───── SOURCE DATA ─────

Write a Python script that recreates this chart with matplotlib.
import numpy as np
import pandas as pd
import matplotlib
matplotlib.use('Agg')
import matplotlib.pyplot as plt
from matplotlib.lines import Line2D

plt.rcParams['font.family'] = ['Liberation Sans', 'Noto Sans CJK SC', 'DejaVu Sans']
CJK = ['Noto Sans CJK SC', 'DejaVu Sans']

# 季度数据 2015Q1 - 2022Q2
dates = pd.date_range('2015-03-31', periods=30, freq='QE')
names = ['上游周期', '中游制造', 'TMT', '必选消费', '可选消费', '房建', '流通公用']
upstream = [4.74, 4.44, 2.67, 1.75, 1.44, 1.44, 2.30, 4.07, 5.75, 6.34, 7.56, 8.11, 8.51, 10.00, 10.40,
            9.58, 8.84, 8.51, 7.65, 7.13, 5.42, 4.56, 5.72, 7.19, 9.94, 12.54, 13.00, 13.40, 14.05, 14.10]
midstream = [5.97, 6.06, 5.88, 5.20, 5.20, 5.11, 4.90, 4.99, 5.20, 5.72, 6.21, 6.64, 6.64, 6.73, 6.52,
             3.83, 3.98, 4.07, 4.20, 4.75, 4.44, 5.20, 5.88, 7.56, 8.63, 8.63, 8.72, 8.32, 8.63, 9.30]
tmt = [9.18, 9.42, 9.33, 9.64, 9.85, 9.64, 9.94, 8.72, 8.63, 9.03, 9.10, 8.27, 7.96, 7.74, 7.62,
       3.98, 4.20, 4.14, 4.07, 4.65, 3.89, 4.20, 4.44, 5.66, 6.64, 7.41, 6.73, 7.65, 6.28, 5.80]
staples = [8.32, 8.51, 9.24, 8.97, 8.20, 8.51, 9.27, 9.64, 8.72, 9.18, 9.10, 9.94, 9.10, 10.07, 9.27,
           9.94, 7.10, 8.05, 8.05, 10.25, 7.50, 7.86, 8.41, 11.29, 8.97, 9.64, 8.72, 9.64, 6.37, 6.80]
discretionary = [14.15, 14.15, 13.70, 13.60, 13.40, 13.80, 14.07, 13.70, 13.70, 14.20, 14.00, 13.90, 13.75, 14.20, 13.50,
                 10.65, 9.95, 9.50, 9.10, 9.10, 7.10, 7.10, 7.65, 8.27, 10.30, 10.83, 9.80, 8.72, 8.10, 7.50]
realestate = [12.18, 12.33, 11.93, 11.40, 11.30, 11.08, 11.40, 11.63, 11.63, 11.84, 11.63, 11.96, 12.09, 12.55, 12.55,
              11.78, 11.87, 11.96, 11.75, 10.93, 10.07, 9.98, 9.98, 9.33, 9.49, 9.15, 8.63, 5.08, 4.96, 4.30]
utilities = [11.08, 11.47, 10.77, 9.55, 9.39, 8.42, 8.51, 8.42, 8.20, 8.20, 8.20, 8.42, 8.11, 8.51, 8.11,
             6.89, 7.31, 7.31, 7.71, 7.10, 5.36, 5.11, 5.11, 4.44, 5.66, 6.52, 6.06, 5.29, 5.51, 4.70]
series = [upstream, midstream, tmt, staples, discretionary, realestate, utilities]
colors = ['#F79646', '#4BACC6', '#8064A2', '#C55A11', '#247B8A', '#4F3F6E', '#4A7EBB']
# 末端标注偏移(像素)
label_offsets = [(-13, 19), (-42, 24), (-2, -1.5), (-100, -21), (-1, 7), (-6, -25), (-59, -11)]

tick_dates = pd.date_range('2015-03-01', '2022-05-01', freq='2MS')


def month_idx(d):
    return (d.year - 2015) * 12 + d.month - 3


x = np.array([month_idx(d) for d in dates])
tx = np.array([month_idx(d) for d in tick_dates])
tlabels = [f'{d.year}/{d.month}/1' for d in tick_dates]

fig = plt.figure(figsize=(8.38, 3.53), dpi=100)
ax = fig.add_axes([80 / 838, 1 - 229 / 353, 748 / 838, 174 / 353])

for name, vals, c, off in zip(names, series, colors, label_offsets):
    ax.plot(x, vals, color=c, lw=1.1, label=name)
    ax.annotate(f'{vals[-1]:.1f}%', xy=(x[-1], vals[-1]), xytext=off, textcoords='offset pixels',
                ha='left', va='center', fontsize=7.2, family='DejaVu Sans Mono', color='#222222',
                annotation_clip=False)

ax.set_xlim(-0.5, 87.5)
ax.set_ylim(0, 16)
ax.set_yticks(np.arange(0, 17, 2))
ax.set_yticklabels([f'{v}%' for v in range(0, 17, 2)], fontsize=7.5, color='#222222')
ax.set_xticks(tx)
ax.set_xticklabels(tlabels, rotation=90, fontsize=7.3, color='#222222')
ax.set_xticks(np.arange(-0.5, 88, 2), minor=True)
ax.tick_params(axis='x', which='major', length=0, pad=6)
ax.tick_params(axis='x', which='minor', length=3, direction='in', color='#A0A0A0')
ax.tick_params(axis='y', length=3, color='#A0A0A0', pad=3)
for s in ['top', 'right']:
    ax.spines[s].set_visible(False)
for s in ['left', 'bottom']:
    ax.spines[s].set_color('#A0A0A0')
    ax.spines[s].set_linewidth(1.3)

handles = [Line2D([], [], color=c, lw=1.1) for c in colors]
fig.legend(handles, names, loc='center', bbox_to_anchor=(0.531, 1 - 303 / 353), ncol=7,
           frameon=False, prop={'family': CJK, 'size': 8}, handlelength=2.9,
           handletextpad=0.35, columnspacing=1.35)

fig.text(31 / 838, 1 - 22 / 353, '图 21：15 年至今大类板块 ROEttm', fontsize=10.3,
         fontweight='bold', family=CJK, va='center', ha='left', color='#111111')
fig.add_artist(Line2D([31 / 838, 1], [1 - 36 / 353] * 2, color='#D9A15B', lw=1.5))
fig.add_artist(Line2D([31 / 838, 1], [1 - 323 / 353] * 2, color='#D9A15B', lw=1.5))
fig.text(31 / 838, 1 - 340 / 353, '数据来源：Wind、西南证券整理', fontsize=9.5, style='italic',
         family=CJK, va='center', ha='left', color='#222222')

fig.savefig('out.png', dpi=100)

─────

*WHAT IS ASKED:* Go through the listing and copy all of it exactly.

*ANSWER:*
Write a Python script that recreates this chart with matplotlib.
import numpy as np
import pandas as pd
import matplotlib
matplotlib.use('Agg')
import matplotlib.pyplot as plt
from matplotlib.lines import Line2D

plt.rcParams['font.family'] = ['Liberation Sans', 'Noto Sans CJK SC', 'DejaVu Sans']
CJK = ['Noto Sans CJK SC', 'DejaVu Sans']

# 季度数据 2015Q1 - 2022Q2
dates = pd.date_range('2015-03-31', periods=30, freq='QE')
names = ['上游周期', '中游制造', 'TMT', '必选消费', '可选消费', '房建', '流通公用']
upstream = [4.74, 4.44, 2.67, 1.75, 1.44, 1.44, 2.30, 4.07, 5.75, 6.34, 7.56, 8.11, 8.51, 10.00, 10.40,
            9.58, 8.84, 8.51, 7.65, 7.13, 5.42, 4.56, 5.72, 7.19, 9.94, 12.54, 13.00, 13.40, 14.05, 14.10]
midstream = [5.97, 6.06, 5.88, 5.20, 5.20, 5.11, 4.90, 4.99, 5.20, 5.72, 6.21, 6.64, 6.64, 6.73, 6.52,
             3.83, 3.98, 4.07, 4.20, 4.75, 4.44, 5.20, 5.88, 7.56, 8.63, 8.63, 8.72, 8.32, 8.63, 9.30]
tmt = [9.18, 9.42, 9.33, 9.64, 9.85, 9.64, 9.94, 8.72, 8.63, 9.03, 9.10, 8.27, 7.96, 7.74, 7.62,
       3.98, 4.20, 4.14, 4.07, 4.65, 3.89, 4.20, 4.44, 5.66, 6.64, 7.41, 6.73, 7.65, 6.28, 5.80]
staples = [8.32, 8.51, 9.24, 8.97, 8.20, 8.51, 9.27, 9.64, 8.72, 9.18, 9.10, 9.94, 9.10, 10.07, 9.27,
           9.94, 7.10, 8.05, 8.05, 10.25, 7.50, 7.86, 8.41, 11.29, 8.97, 9.64, 8.72, 9.64, 6.37, 6.80]
discretionary = [14.15, 14.15, 13.70, 13.60, 13.40, 13.80, 14.07, 13.70, 13.70, 14.20, 14.00, 13.90, 13.75, 14.20, 13.50,
                 10.65, 9.95, 9.50, 9.10, 9.10, 7.10, 7.10, 7.65, 8.27, 10.30, 10.83, 9.80, 8.72, 8.10, 7.50]
realestate = [12.18, 12.33, 11.93, 11.40, 11.30, 11.08, 11.40, 11.63, 11.63, 11.84, 11.63, 11.96, 12.09, 12.55, 12.55,
              11.78, 11.87, 11.96, 11.75, 10.93, 10.07, 9.98, 9.98, 9.33, 9.49, 9.15, 8.63, 5.08, 4.96, 4.30]
utilities = [11.08, 11.47, 10.77, 9.55, 9.39, 8.42, 8.51, 8.42, 8.20, 8.20, 8.20, 8.42, 8.11, 8.51, 8.11,
             6.89, 7.31, 7.31, 7.71, 7.10, 5.36, 5.11, 5.11, 4.44, 5.66, 6.52, 6.06, 5.29, 5.51, 4.70]
series = [upstream, midstream, tmt, staples, discretionary, realestate, utilities]
colors = ['#F79646', '#4BACC6', '#8064A2', '#C55A11', '#247B8A', '#4F3F6E', '#4A7EBB']
# 末端标注偏移(像素)
label_offsets = [(-13, 19), (-42, 24), (-2, -1.5), (-100, -21), (-1, 7), (-6, -25), (-59, -11)]

tick_dates = pd.date_range('2015-03-01', '2022-05-01', freq='2MS')


def month_idx(d):
    return (d.year - 2015) * 12 + d.month - 3


x = np.array([month_idx(d) for d in dates])
tx = np.array([month_idx(d) for d in tick_dates])
tlabels = [f'{d.year}/{d.month}/1' for d in tick_dates]

fig = plt.figure(figsize=(8.38, 3.53), dpi=100)
ax = fig.add_axes([80 / 838, 1 - 229 / 353, 748 / 838, 174 / 353])

for name, vals, c, off in zip(names, series, colors, label_offsets):
    ax.plot(x, vals, color=c, lw=1.1, label=name)
    ax.annotate(f'{vals[-1]:.1f}%', xy=(x[-1], vals[-1]), xytext=off, textcoords='offset pixels',
                ha='left', va='center', fontsize=7.2, family='DejaVu Sans Mono', color='#222222',
                annotation_clip=False)

ax.set_xlim(-0.5, 87.5)
ax.set_ylim(0, 16)
ax.set_yticks(np.arange(0, 17, 2))
ax.set_yticklabels([f'{v}%' for v in range(0, 17, 2)], fontsize=7.5, color='#222222')
ax.set_xticks(tx)
ax.set_xticklabels(tlabels, rotation=90, fontsize=7.3, color='#222222')
ax.set_xticks(np.arange(-0.5, 88, 2), minor=True)
ax.tick_params(axis='x', which='major', length=0, pad=6)
ax.tick_params(axis='x', which='minor', length=3, direction='in', color='#A0A0A0')
ax.tick_params(axis='y', length=3, color='#A0A0A0', pad=3)
for s in ['top', 'right']:
    ax.spines[s].set_visible(False)
for s in ['left', 'bottom']:
    ax.spines[s].set_color('#A0A0A0')
    ax.spines[s].set_linewidth(1.3)

handles = [Line2D([], [], color=c, lw=1.1) for c in colors]
fig.legend(handles, names, loc='center', bbox_to_anchor=(0.531, 1 - 303 / 353), ncol=7,
           frameon=False, prop={'family': CJK, 'size': 8}, handlelength=2.9,
           handletextpad=0.35, columnspacing=1.35)

fig.text(31 / 838, 1 - 22 / 353, '图 21：15 年至今大类板块 ROEttm', fontsize=10.3,
         fontweight='bold', family=CJK, va='center', ha='left', color='#111111')
fig.add_artist(Line2D([31 / 838, 1], [1 - 36 / 353] * 2, color='#D9A15B', lw=1.5))
fig.add_artist(Line2D([31 / 838, 1], [1 - 323 / 353] * 2, color='#D9A15B', lw=1.5))
fig.text(31 / 838, 1 - 340 / 353, '数据来源：Wind、西南证券整理', fontsize=9.5, style='italic',
         family=CJK, va='center', ha='left', color='#222222')

fig.savefig('out.png', dpi=100)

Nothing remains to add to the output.